New Publications in Piano Pedagogy
True to its seven-decade-old tradition, UMP Editio Musica Budapest is further developing its series of publications for music learners and young people. Recently, two piano collections have appeared, in which prominent contemporary composers turn to young musicians in an instructive yet entertaining form.
Imre Mező (born 1932) composed several popular works for children and young people studying music. His most recent collection, Miss Melody’s Wardrobe, is extraordinary in that all the 153 tiny pieces are based on the same Hungarian folk song, offering a myriad of ways and options of presenting and elaborating the same melody without altering it. The variations are grouped by key and, within each chapter, are placed in order of difficulty.
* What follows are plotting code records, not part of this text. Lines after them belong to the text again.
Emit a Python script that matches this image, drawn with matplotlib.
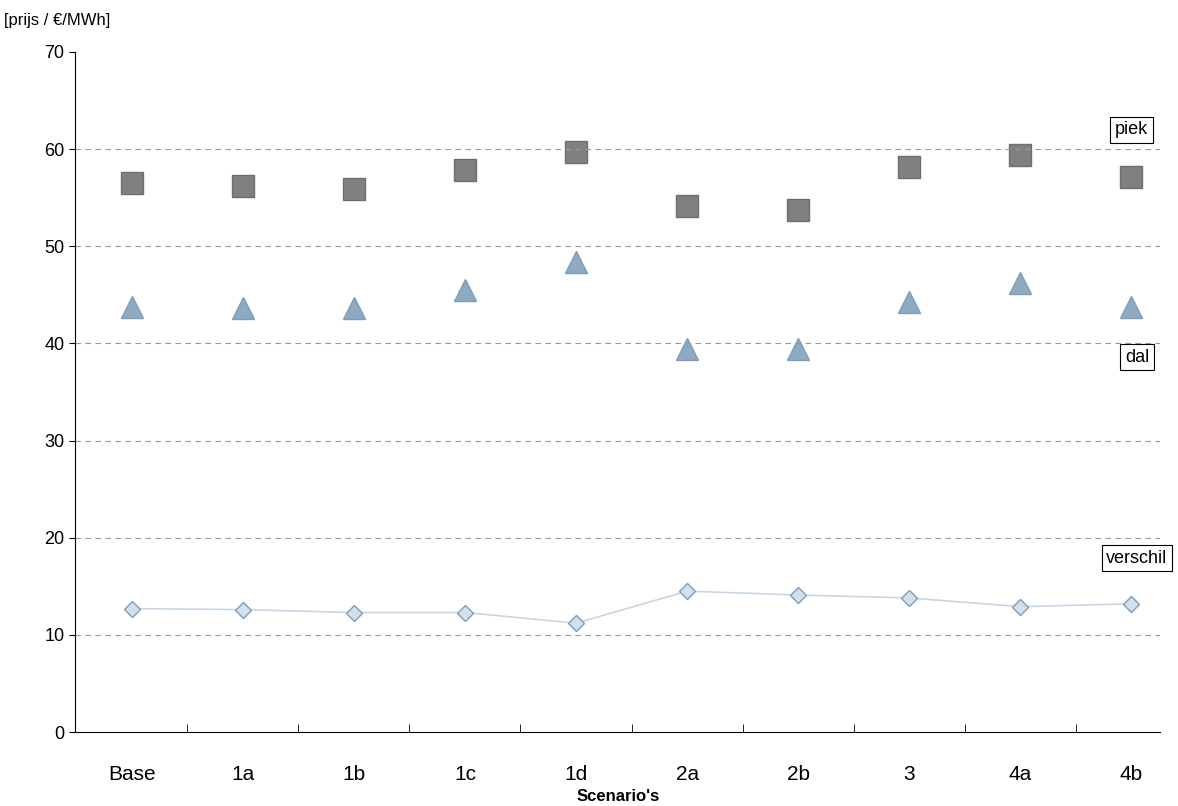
import numpy as np
import matplotlib.pyplot as plt

plt.rcParams["font.family"] = ["Liberation Sans", "DejaVu Sans"]

scenarios = ["Base", "1a", "1b", "1c", "1d", "2a", "2b", "3", "4a", "4b"]
piek = [56.5, 56.2, 55.9, 57.9, 59.7, 54.1, 53.7, 58.2, 59.4, 57.1]
dal = [43.8, 43.6, 43.6, 45.5, 48.4, 39.4, 39.4, 44.3, 46.2, 43.8]
verschil = [12.7, 12.6, 12.3, 12.3, 11.2, 14.5, 14.1, 13.8, 12.9, 13.2]

fig = plt.figure(figsize=(11.78, 8.06), dpi=100)
ax = fig.add_axes([0.0637, 0.0918, 0.9213, 0.8437])
x = np.arange(len(scenarios))

ax.plot(x, piek, "s", color="#808080", markersize=16, markeredgecolor="#6e6e6e")
ax.plot(x, dal, "^", color="#8eaac3", markersize=16, markeredgecolor="#7f9cb6")
ax.plot(x, verschil, "-D", color="#c6d6e6", markerfacecolor="#d2e0ee",
        markeredgecolor="#7f9cb6", markersize=8, linewidth=1.2)

ax.set_xlim(-0.51, 9.26)
ax.set_ylim(0, 70)
ax.set_yticks(range(0, 71, 10))
ax.set_xticks(x)
ax.set_xticklabels(scenarios, fontsize=15)
ax.tick_params(axis="x", length=0, pad=24)
ax.set_xticks(np.arange(0.5, len(scenarios) - 0.5), minor=True)
ax.tick_params(axis="x", which="minor", length=6, direction="in")
ax.tick_params(axis="y", labelsize=13, length=4, direction="out")
for v in range(10, 70, 10):
    ax.axhline(v, color="#999999", linestyle="--", linewidth=0.8, dashes=(5, 4))
for s in ["top", "right"]:
    ax.spines[s].set_visible(False)
ax.set_xlabel("Scenario's", fontsize=12, fontweight="bold", labelpad=3)
fig.text(0.003, 0.975, "[prijs / €/MWh]", fontsize=12, ha="left", va="center")

box = dict(boxstyle="square,pad=0.25", facecolor="white", edgecolor="black", linewidth=0.8)
ax.text(9.0, 62.0, "piek", fontsize=13, ha="center", va="center", bbox=box)
ax.text(9.05, 38.6, "dal", fontsize=13, ha="center", va="center", bbox=box)
ax.text(9.05, 17.9, "verschil", fontsize=13, ha="center", va="center", bbox=box)

fig.savefig("out.png", dpi=100)
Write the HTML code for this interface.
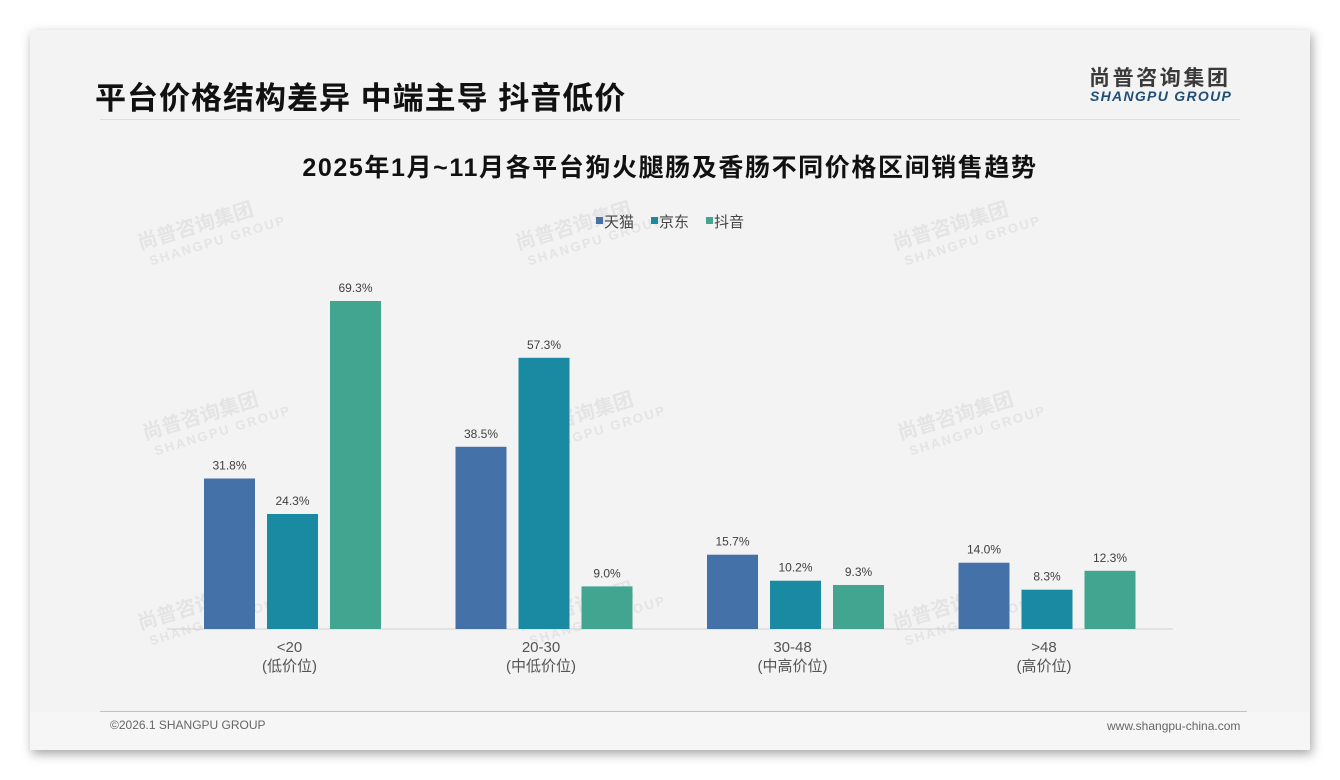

In so doing, the composer offers, as piano teacher Erika Becht writes, ''two ways for teachers and pupils to know and try out the many musical and technical variations (such as augmenting, diminishing, canon, melody pairs, etc.). This can be done within the same key, in order of difficulty, or by using the scope of the music to find the right degree of difficulty, and advancing through the key signatures, so developing pupils' ability and sense of security in reading a score by playing in various keys.'' This publication is not only recommended to beginners or more advanced pupils undergoing traditional musical tuition, but also to those interested in the secrets of composition and musical structures.
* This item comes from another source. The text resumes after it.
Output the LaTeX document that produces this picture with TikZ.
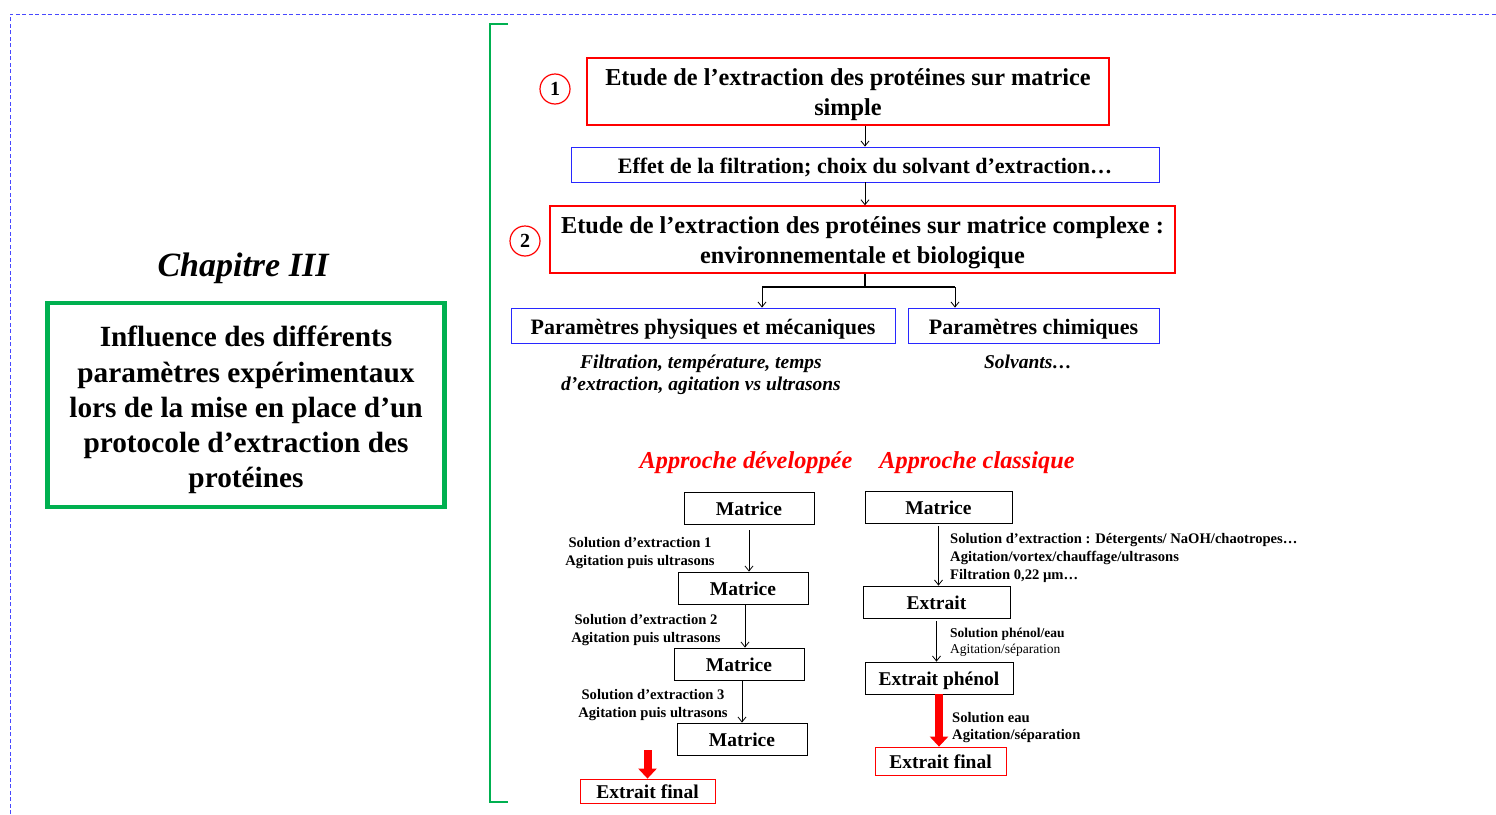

György Orbán (born 1947) is among the most frequently performed contemporary Hungarian composers. His style incorporates a characteristic mix of classical, modern, cinematic, and jazz elements. In addition, he claims he ''loves splashing about in tonality'', which makes his works accessible to the wider public. Owing to his humour and imagination, he finds an easy path to children, as demonstrated by the popularity of his piano works specifically intended for beginners.
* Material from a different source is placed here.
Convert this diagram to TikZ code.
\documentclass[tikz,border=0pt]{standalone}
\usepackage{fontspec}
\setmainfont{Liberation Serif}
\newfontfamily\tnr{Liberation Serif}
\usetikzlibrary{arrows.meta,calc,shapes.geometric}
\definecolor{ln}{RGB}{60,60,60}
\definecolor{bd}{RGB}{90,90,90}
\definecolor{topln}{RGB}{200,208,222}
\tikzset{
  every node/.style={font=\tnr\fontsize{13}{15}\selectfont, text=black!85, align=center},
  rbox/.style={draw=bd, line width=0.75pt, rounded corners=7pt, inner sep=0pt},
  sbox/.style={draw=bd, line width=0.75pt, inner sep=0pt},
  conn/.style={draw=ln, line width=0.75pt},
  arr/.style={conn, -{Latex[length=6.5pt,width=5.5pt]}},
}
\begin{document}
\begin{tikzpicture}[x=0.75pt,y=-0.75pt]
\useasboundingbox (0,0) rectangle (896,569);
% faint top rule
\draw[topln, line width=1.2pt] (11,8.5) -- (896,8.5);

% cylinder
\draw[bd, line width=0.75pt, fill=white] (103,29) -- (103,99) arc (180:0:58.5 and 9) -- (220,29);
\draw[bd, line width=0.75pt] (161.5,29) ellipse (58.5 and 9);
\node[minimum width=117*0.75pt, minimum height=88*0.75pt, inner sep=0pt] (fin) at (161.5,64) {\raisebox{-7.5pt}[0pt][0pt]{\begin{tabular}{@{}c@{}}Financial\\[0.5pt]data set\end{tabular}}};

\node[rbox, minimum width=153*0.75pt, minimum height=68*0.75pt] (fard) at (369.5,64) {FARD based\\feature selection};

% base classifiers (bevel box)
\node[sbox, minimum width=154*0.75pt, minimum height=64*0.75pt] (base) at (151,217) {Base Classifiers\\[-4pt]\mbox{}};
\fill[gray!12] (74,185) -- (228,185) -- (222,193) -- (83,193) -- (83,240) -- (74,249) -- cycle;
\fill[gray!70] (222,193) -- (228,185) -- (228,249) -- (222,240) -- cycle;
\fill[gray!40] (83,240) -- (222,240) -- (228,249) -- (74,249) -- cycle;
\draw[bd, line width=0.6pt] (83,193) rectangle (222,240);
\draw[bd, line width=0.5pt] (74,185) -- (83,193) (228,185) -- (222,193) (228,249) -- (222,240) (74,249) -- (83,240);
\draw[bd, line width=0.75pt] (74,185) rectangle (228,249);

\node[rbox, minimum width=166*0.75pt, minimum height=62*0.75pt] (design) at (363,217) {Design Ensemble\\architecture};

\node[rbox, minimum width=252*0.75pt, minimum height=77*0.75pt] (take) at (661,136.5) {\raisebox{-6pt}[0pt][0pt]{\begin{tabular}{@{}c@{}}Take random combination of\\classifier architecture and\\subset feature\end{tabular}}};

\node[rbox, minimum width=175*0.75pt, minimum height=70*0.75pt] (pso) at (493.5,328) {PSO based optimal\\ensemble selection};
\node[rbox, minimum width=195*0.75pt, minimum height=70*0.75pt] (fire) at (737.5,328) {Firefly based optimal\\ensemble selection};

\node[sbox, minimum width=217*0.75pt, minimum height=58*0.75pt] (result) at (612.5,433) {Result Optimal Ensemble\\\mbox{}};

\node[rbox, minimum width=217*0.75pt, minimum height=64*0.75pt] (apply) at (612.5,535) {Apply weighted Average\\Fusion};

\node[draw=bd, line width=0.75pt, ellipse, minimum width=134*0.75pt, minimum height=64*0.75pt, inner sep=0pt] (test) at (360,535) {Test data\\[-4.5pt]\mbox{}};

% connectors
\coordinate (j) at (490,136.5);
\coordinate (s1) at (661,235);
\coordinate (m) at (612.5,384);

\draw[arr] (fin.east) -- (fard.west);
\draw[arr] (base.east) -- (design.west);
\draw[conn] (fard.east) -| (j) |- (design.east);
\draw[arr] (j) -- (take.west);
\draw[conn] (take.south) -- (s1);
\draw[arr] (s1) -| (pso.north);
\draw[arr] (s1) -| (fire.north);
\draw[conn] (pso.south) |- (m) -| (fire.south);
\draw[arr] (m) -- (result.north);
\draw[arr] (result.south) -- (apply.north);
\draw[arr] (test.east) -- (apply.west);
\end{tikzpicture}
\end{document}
According to the composer, Veni, Sol! is ''a collection of performance pieces for pianists with more advanced technical skills.'' This selection is based primarily on a 48-piece series entitled Seasons, composed in the early 2000s, but some earlier compositions have been also included in the volume. One critic wrote of Seasons: ''In spite of their seeming simplicity, these are strikingly well-written pieces in which the composer is aware of the extent to which he can work on his raw material, these themes and soundings that often suggest the simplicity of an object found.'' The ingenious simplicity and the consistently handy use of the instrument give these pieces the potential to be a favourit of advanced piano players.